Be careful sharing too early.  People love to diss ideas.  They often can’t take their little editorial paws off of them.   It’s too impractical, they tell you.  Why should you start over?  Don’t do it that way; do it this way.  The danger you face in a too early “reveal” is the death of a potentially great way to go.

Take me as a writer, for instance.  When I begin I’m never sure if my work has merit.  Is the idea good?  Where will it go from here?  When the project is pretty new, as I’ve discovered when later mourning dead butterflies, I’d better keep my stuff to myself.  It’s why I don’t join writing groups.  They can’t WAIT to take me in another direction, to create as THEY would have with this as assignment.  I begin to write for their approval rather than the advancement of my dream.  Once I’ve been at the piece awhile, however, I’m more confident in myself; I’m ready for critique and feedback, and I’m very specific about what I want.  If I’ve been going here, don't send me there.  At later stages I'm happy to hear what I missed or how I could enrich what I've done because by then I own the work and its direction, but I want a light hand, not a re-write.

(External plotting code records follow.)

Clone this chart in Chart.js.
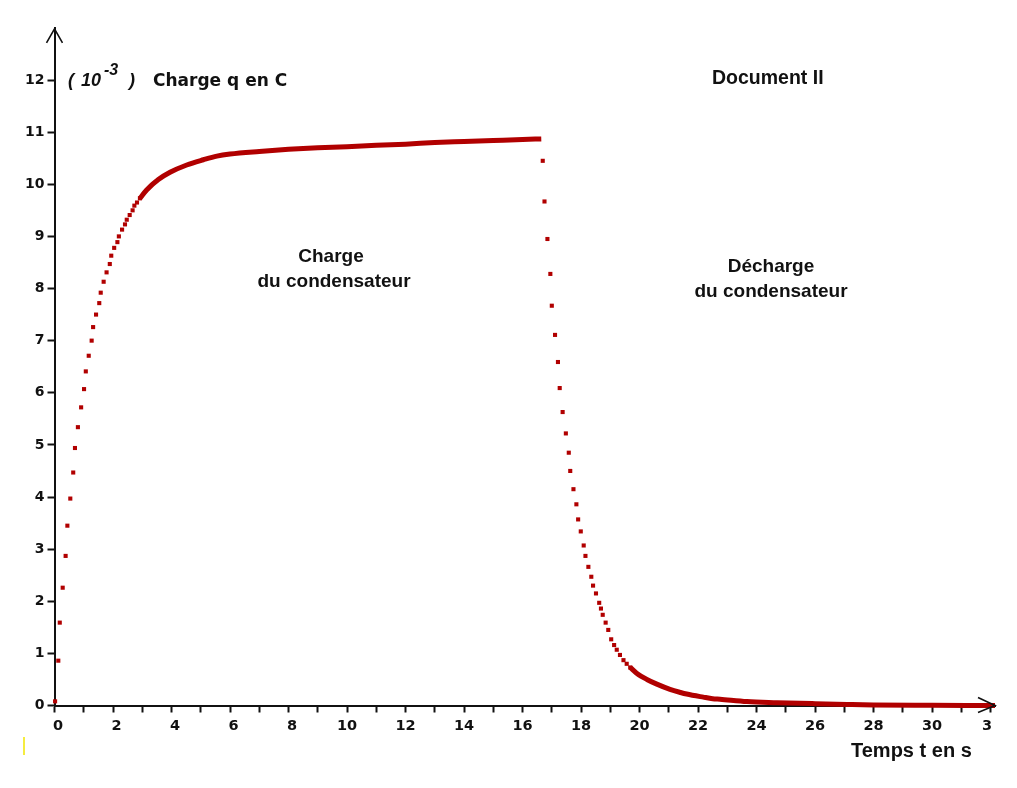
<!DOCTYPE html>
<html lang="fr">
<head>
  <meta charset="UTF-8">
  <title>Document II : charge et décharge du condensateur</title>
  <style>
    html, body { margin: 0; padding: 0; background: #fff; }
    canvas { display: block; }
  </style>
</head>
<body>
  <canvas id="graphe" width="1017" height="788"></canvas>

  <script src="https://cdn.jsdelivr.net/npm/chart.js"></script>
  <script>
    const chargeT = [0.02, 0.13, 0.18, 0.28, 0.38, 0.44, 0.54, 0.64, 0.70, 0.80, 0.91, 1.01, 1.07, 1.17, 1.27, 1.32, 1.42,
      1.53, 1.58, 1.68, 1.78, 1.89, 1.94, 2.04, 2.15, 2.20, 2.31, 2.41, 2.47, 2.57, 2.67, 2.73, 2.82, 2.92];
    const chargeQ = [0.08, 0.86, 1.59, 2.26, 2.87, 3.45, 3.97, 4.47, 4.94, 5.34, 5.72, 6.07, 6.41, 6.71, 7.00, 7.26, 7.50,
      7.72, 7.92, 8.13, 8.31, 8.47, 8.63, 8.78, 8.89, 9.00, 9.13, 9.23, 9.32, 9.41, 9.50, 9.59, 9.65, 9.73];

    // palier : les points sont si serrés qu'ils forment un trait
    const palierT = [2.92, 3.15, 3.55, 3.95, 4.52, 5.09, 5.55, 6, 7, 8, 9, 10, 11, 12, 13, 14, 15, 16, 16.64];
    const palierQ = [9.73, 9.89, 10.09, 10.23, 10.37, 10.47, 10.54, 10.58, 10.63, 10.67, 10.70, 10.72, 10.75, 10.77,
      10.80, 10.82, 10.84, 10.86, 10.87];

    const dechargeT = [16.69, 16.75, 16.85, 16.95, 17.00, 17.11, 17.21, 17.27, 17.37, 17.48, 17.58, 17.63, 17.74, 17.84,
      17.90, 17.99, 18.09, 18.15, 18.25, 18.35, 18.41, 18.51, 18.62, 18.68, 18.74, 18.84, 18.93, 19.03, 19.13, 19.22,
      19.33, 19.45, 19.56, 19.68];
    const dechargeQ = [10.45, 9.67, 8.95, 8.28, 7.67, 7.11, 6.59, 6.09, 5.63, 5.22, 4.85, 4.50, 4.15, 3.86, 3.57, 3.34,
      3.07, 2.87, 2.66, 2.47, 2.30, 2.15, 1.97, 1.86, 1.74, 1.59, 1.45, 1.27, 1.16, 1.07, 0.97, 0.87, 0.80, 0.73];

    const queueT = [19.68, 19.90, 20.25, 20.59, 21.04, 21.40, 21.61, 22.18, 22.50, 22.75, 23.67, 24.70, 26.00, 27.10,
      28.00, 30.00, 32.15];
    const queueQ = [0.73, 0.62, 0.50, 0.41, 0.31, 0.25, 0.22, 0.16, 0.13, 0.12, 0.075, 0.055, 0.035, 0.02, 0.01, 0.005, 0];

    const xTicks = [0, 1, 2, 3, 4, 5, 6, 7, 8, 9, 10, 11, 12, 13, 14, 15, 16, 17, 18, 19, 20, 21, 22, 23, 24, 25, 26, 27,
      28, 29, 30, 31, 32];
    const yTicks = [0, 1, 2, 3, 4, 5, 6, 7, 8, 9, 10, 11, 12];

    const ROUGE = '#b10000';
    const NOIR = '#111';

    function points(ts, qs) {
      return ts.map((t, i) => ({ x: t, y: qs[i] }));
    }

    // textes, flèches des axes
    const habillage = {
      id: 'habillage',
      afterDraw(chart) {
        const c = chart.ctx;
        const a = chart.chartArea;
        c.save();
        c.strokeStyle = NOIR;
        c.lineWidth = 1.6;
        c.beginPath();
        c.moveTo(a.left - 8, a.top + 15);
        c.lineTo(a.left, a.top + 1);
        c.lineTo(a.left + 8, a.top + 15);
        c.moveTo(a.right - 17, a.bottom - 8);
        c.lineTo(a.right, a.bottom);
        c.lineTo(a.right - 17, a.bottom + 7);
        c.stroke();

        c.fillStyle = NOIR;
        c.textBaseline = 'alphabetic';
        c.textAlign = 'left';
        c.font = 'italic bold 18px "Liberation Sans"';
        c.fillText('(', 68, 86);
        c.fillText('10', 81, 86);
        c.fillText(')', 129, 86);
        c.font = 'italic bold 16px "Liberation Sans"';
        c.fillText('-3', 104, 75);
        c.font = 'bold 17px "DejaVu Sans"';
        c.fillText('Charge q en C', 153, 86);
        c.font = 'bold 19.5px "Liberation Sans"';
        c.fillText('Document II', 712, 84);
        c.font = 'bold 20px "Liberation Sans"';
        c.fillText('Temps t en s', 851, 757);

        c.textAlign = 'center';
        c.font = 'bold 19px "Liberation Sans"';
        c.fillText('Charge', 331, 262);
        c.fillText('du condensateur', 334, 287);
        c.fillText('Décharge', 771, 272);
        c.fillText('du condensateur', 771, 297);

        c.strokeStyle = '#f2e600';
        c.lineWidth = 1.5;
        c.beginPath();
        c.moveTo(24, 737);
        c.lineTo(24, 755);
        c.stroke();
        c.restore();
      }
    };

    new Chart(document.getElementById('graphe'), {
      type: 'scatter',
      data: {
        datasets: [
          {
            data: points(chargeT, chargeQ),
            pointStyle: 'rect', pointRadius: 2.9, pointBackgroundColor: ROUGE, pointBorderWidth: 0,
            showLine: false, clip: false
          },
          {
            data: points(palierT, palierQ),
            showLine: true, borderColor: ROUGE, borderWidth: 5, pointRadius: 0,
            cubicInterpolationMode: 'monotone', clip: false
          },
          {
            data: points(dechargeT, dechargeQ),
            pointStyle: 'rect', pointRadius: 2.9, pointBackgroundColor: ROUGE, pointBorderWidth: 0,
            showLine: false, clip: false
          },
          {
            data: points(queueT, queueQ),
            showLine: true, borderColor: ROUGE, borderWidth: 5, pointRadius: 0,
            cubicInterpolationMode: 'monotone', clip: false
          }
        ]
      },
      options: {
        responsive: false,
        animation: false,
        layout: { padding: { top: 27.9, right: 22, left: 0, bottom: 0 } },
        plugins: { legend: { display: false }, tooltip: { enabled: false } },
        scales: {
          x: {
            type: 'linear', min: 0, max: 32.15,
            afterBuildTicks: s => { s.ticks = xTicks.map(v => ({ value: v })); },
            afterFit: s => { s.height = 82.5; },
            border: { display: true, color: NOIR, width: 2 },
            grid: { drawOnChartArea: false, drawTicks: true, tickLength: 7, tickColor: NOIR, tickWidth: 2 },
            ticks: {
              autoSkip: false, maxRotation: 0, padding: 5, color: NOIR,
              font: { family: 'DejaVu Sans', weight: 'bold', size: 14.5 },
              callback: v => {
                if (v === 32) return '3\u2002';
                if (v % 2 !== 0) return '';
                return v < 10 ? '\u2002' + v : String(v);
              }
            }
          },
          y: {
            type: 'linear', min: 0, max: 13,
            afterBuildTicks: s => { s.ticks = yTicks.map(v => ({ value: v })); },
            afterFit: s => { s.width = 54.5; },
            border: { display: true, color: NOIR, width: 2 },
            grid: { drawOnChartArea: false, drawTicks: true, tickLength: 7, tickColor: NOIR, tickWidth: 2 },
            ticks: {
              padding: 3, color: NOIR,
              font: { family: 'DejaVu Sans', weight: 'bold', size: 14 }
            }
          }
        }
      },
      plugins: [habillage]
    });
  </script>
</body>
</html>
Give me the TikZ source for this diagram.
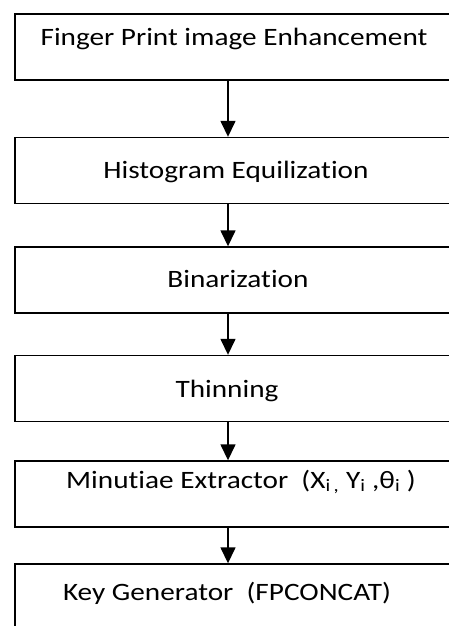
\documentclass[tikz,border=0pt]{standalone}
\usepackage{fontspec}
\setmainfont{Carlito}[Ligatures=NoCommon]
\usetikzlibrary{arrows.meta}
\newcommand{\widetext}[1]{\scalebox{1.17}[1]{#1}}
\begin{document}
\begin{tikzpicture}[x=1pt,y=-1pt,
  box/.style={draw=black,line width=1.4pt,fill=white,minimum width=440pt,minimum height=66pt,inner sep=0pt},
  txt/.style={font=\fontsize{25}{30}\selectfont,inner sep=0pt,anchor=base},
  flow/.style={line width=1.5pt,-{Triangle[width=15pt,length=16pt]}}]
\useasboundingbox[fill=white] (0,0) rectangle (449,626);
\node[box] (b1) at (235,47) {};
\node[box] (b2) at (235,170.5) {};
\node[box] (b3) at (235,280) {};
\node[box] (b4) at (235,388.5) {};
\node[box] (b5) at (235,494) {};
\node[box] (b6) at (235,597) {};
\node[txt] (t1) at (234,45.5) {\widetext{Finger Print image Enhancement}};
\node[txt] (t2) at (236,178) {\widetext{Histogram Equilization}};
\node[txt] (t3) at (238,287) {\widetext{Binarization}};
\node[txt] (t4) at (227,397) {\widetext{Thinning}};
\node[txt] (t5) at (241,488) {\widetext{Minutiae Extractor\ \ (X\textsubscript{i\,,} Y\textsubscript{i} ,θ\textsubscript{i} )}};
\node[txt] (t6) at (227,600) {\widetext{Key Generator\ \ (FPCONCAT)}};
\foreach \a/\b in {b1/b2,b2/b3,b3/b4,b4/b5,b5/b6}{
  \draw[flow] (\a.south -| 228,0) -- (\b.north -| 228,0);
}
\end{tikzpicture}
\end{document}
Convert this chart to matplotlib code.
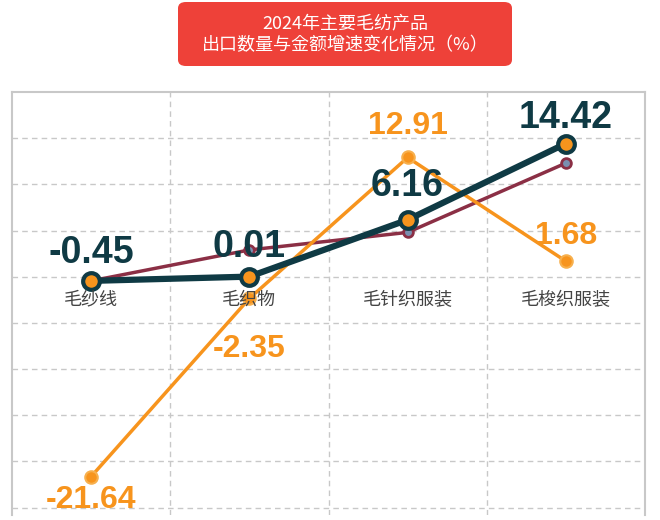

As well with you.  Understand how you respond to others’ input and when you will welcome it.  Too early and your plan will take on a shape you never intended; too late and you’ll be too rigid to hear good counsel.

Hold that dream closely in its early days.  Talk with those who are skilled and close to you, who know how to handle emerging butterflies.  Once you can see where this needs to go, then give it to the world and get the help you need.

Monday, August 8, 2011

Unhappiness at the Crossroads


You’ve made a significant change.  You just left school, or changed careers or retired; all of which held exciting potential for you.  Yet you’re not happy.  Do you know why?

You won’t know for awhile whether you made the right decision because you have some settling in to do, seeing how this fits you.  What’s causing your unexpected grumpiness is being at a crossroads of your life.  You are more familiar with the life you had before than the one you recently chose.  So, this new place feels odd to you, uncomfortable, unfulfilling.  You don’t have a routine, the road map.

The solution?  Take a giant leap into your new life.  New career?  Spend long hours at it.  Study the org charts and the industry.  Expend greater effort to make new friends than to stay in touch with the old (some of them will still be there after you’ve adjusted).  Do a housecleaning to get rid of the books and papers and symbols of what you were.  You can bring them back.  They are making you unhappy now.  Bye Bye!

If you have retired, the same goes for you, but a better prescription is to get a structure:  a part-time job, a volunteer gig, classes at the life-long learning institute.  You don’t know how to sit at home.

Action and patience with yourself as you let go of the old will get you through this.